■ Your task: Starting with the first line of the data that follows, transcribe every line verbatim until the line containing "import seaborn as sns" has been transcribed.

--- start ---

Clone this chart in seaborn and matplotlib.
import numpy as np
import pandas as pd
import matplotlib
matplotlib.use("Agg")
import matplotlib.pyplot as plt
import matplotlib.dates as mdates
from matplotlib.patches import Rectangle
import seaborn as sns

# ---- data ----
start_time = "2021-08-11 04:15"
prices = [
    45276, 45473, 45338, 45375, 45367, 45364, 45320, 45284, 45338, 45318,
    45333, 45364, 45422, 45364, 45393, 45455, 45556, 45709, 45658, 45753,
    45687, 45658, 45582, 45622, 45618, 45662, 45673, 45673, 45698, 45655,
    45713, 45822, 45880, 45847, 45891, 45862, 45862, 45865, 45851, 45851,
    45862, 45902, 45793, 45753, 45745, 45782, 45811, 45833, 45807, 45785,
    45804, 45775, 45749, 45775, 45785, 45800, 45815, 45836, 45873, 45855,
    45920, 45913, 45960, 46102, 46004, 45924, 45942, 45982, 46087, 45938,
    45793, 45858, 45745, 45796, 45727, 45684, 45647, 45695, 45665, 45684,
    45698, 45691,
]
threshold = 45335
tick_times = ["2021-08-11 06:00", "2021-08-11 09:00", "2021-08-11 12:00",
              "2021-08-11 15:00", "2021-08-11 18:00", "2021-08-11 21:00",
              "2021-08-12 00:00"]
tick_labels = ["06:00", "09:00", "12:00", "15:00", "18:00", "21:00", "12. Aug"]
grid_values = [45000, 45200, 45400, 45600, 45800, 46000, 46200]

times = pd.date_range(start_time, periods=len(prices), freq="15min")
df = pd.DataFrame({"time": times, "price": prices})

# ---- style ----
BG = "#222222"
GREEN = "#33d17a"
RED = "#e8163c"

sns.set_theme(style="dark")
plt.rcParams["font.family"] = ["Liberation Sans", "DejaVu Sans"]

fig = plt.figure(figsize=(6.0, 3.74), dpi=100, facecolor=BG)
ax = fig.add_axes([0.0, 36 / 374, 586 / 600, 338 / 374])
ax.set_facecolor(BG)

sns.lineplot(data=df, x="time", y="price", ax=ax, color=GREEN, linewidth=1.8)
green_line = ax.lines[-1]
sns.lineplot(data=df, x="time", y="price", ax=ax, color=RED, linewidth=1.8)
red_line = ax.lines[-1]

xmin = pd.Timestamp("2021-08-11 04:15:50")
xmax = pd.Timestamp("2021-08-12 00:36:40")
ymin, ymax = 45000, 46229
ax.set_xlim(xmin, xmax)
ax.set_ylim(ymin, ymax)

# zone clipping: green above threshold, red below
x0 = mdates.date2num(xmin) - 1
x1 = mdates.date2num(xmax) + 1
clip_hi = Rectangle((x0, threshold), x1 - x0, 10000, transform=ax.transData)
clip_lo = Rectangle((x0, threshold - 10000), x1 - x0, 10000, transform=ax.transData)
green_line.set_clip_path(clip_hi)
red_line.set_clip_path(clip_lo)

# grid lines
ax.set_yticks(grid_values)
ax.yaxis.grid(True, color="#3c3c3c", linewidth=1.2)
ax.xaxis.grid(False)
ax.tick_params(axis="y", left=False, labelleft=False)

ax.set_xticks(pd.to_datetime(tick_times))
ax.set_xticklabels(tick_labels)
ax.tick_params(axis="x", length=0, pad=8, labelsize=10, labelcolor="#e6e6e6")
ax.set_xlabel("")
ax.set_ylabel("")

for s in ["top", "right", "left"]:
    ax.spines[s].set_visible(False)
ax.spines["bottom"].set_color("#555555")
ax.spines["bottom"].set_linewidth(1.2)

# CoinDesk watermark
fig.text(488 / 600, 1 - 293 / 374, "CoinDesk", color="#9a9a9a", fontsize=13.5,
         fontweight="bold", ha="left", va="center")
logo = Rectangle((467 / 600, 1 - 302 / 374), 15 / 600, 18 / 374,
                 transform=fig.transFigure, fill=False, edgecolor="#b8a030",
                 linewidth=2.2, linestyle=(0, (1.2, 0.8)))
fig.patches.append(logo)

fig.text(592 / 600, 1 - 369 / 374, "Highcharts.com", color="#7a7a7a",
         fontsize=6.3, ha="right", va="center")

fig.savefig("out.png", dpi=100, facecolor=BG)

--- end ---

■ Complete response:
Clone this chart in seaborn and matplotlib.
import numpy as np
import pandas as pd
import matplotlib
matplotlib.use("Agg")
import matplotlib.pyplot as plt
import matplotlib.dates as mdates
from matplotlib.patches import Rectangle
import seaborn as sns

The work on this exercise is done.